Keberatan Senat AS ini dilatarbelakangi penahanan seorang pastur berkewarganegaraan AS oleh Ankara yang diklaim Turki sebagai mata-mata. Kemudian ditunjukkan dengan diloloskannya undang-undang berisi pelarangan penjualan jet tempur F-35 kepada Turki pada Juni lalu.

Adapun Presiden Erdogan menyebut kalau militer dan ekonomi negaranya menjadi target AS. Pernyataan ini menyusul penahanan pastur Andrew Craig Brunson yang didakwa Turki terlibat dalam kegiatan mata-mata untuk kepentingan kelompok PKK (Partai Pekerja Kurdistan) dan Organisasi Teror Fetullah (FETO).

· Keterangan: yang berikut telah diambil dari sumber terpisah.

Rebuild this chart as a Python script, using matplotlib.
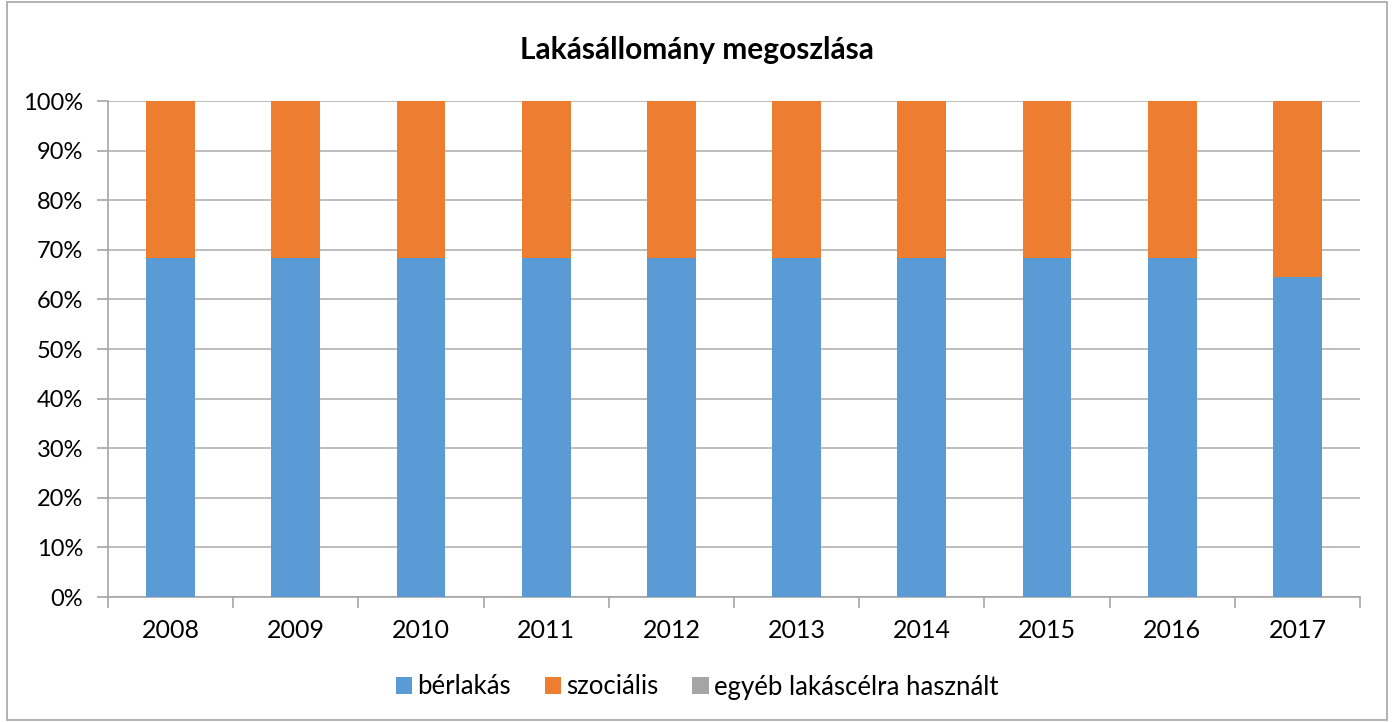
import numpy as np
import matplotlib
matplotlib.use("Agg")
import matplotlib.pyplot as plt
from matplotlib.patches import Rectangle
from matplotlib.ticker import PercentFormatter

years = ["2008", "2009", "2010", "2011", "2012", "2013", "2014", "2015", "2016", "2017"]
berlakas = [68.4, 68.4, 68.4, 68.4, 68.4, 68.4, 68.4, 68.4, 68.4, 64.6]
szocialis = [31.6, 31.6, 31.6, 31.6, 31.6, 31.6, 31.6, 31.6, 31.6, 35.4]
egyeb = [0, 0, 0, 0, 0, 0, 0, 0, 0, 0]

plt.rcParams['font.family'] = ['Lato', 'DejaVu Sans']

fig = plt.figure(figsize=(13.94, 7.22), dpi=100)
ax = fig.add_axes([108 / 1394, 125 / 722, 1252 / 1394, 496 / 722])

x = np.arange(len(years))
tot = np.array(berlakas) + np.array(szocialis) + np.array(egyeb)
b = np.array(berlakas) / tot * 100
s = np.array(szocialis) / tot * 100
e = np.array(egyeb) / tot * 100
w = 0.39
ax.bar(x, b, w, color="#5b9bd5", label="bérlakás", zorder=3)
ax.bar(x, s, w, bottom=b, color="#ed7d31", label="szociális", zorder=3)
ax.bar(x, e, w, bottom=b + s, color="#a5a5a5", label="egyéb lakáscélra használt", zorder=3)

ax.set_xlim(-0.5, len(years) - 0.5)
ax.set_ylim(0, 100)
ax.set_yticks(np.arange(0, 101, 10))
ax.yaxis.set_major_formatter(PercentFormatter(decimals=0))
ax.set_xticks(x)
ax.set_xticklabels(years)
ax.set_xticks(np.arange(-0.5, len(years), 1), minor=True)
ax.grid(axis="y", color="#b3b3b3", linewidth=1.2, zorder=0)
for sp in ["top", "right"]:
    ax.spines[sp].set_visible(False)
for sp in ["left", "bottom"]:
    ax.spines[sp].set_color("#a6a6a6")
    ax.spines[sp].set_linewidth(1.2)
ax.tick_params(axis="x", which="major", length=0, labelsize=18, pad=16)
ax.tick_params(axis="x", which="minor", length=8, color="#a6a6a6", width=1.2)
ax.tick_params(axis="y", length=8, color="#a6a6a6", width=1.2, labelsize=17, pad=10)

fig.text(0.5, 1 - 50 / 722, "Lakásállomány megoszlása", ha="center", va="center",
         fontsize=21.5, fontweight="bold")

ax.legend(loc="center", bbox_to_anchor=(0.5, (722 - 687) / 722), bbox_transform=fig.transFigure,
          ncol=3, frameon=False, fontsize=18.5, handlelength=0.65, handleheight=0.65,
          handletextpad=0.2, columnspacing=1.3)

fig.patches.append(Rectangle((7 / 1394, 2 / 722), 1380 / 1394, 718 / 722, transform=fig.transFigure,
                             fill=False, edgecolor="#a6a6a6", linewidth=1.2))

fig.savefig("out.png", dpi=100)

Di mata Turki dan AS, PKK merupakan organisasi teroris. Namun Ankara dan Washington memiliki pandangan berbeda akan FETO.

Bagi Turki, FETO atau gerakan Fethullah Gulen merupakan organisasi teroris yang berlibat dalam upaya kudeta gagal akan kepemimpinan Erdogan pada Juli 2016. Sebaliknya, Pemerintah AS justru mengizinkan Fetullah Gulen menetap di negara itu.

Menyusul tahanan rumah yang diberlakukan terhadap Brunson ini, hubungan Ankara-Washington pun menjadi terganggu. Terlebih lagi setelah AS menjatuhkan sanksi atas sejumlah produk ekspor penting Turki.

Presiden Erdogan mengatakan, seperti negara-negara lain, Turki juga memiliki hak yang sah untuk memerangi terorisme.

“Memerangi terorisme dipandang sah bagi negara-negara lain namun tidak demikian halnya saat itu terjadi pada Turki. Mereka bertingkah berbeda,” kata pemimpin Turki kelahiran Istanbul, 26 Februari 1954, ini.

Presiden Erdogan mengatakan Turki tak pantas menerima serangan teror dari dalam dan luar negeri maupun kemunafikan di panggung dunia dan tak juga pantas mendapat gambaran seolah-olah Turki tengah menghadapi krisis ekonomi.

“Turki senantiasa loyal pada janji-janjinya dalam kesepakatan-kesepakatan internasional. Namun tetap saja kita selalu menghadapi kemunafikan,” katanya.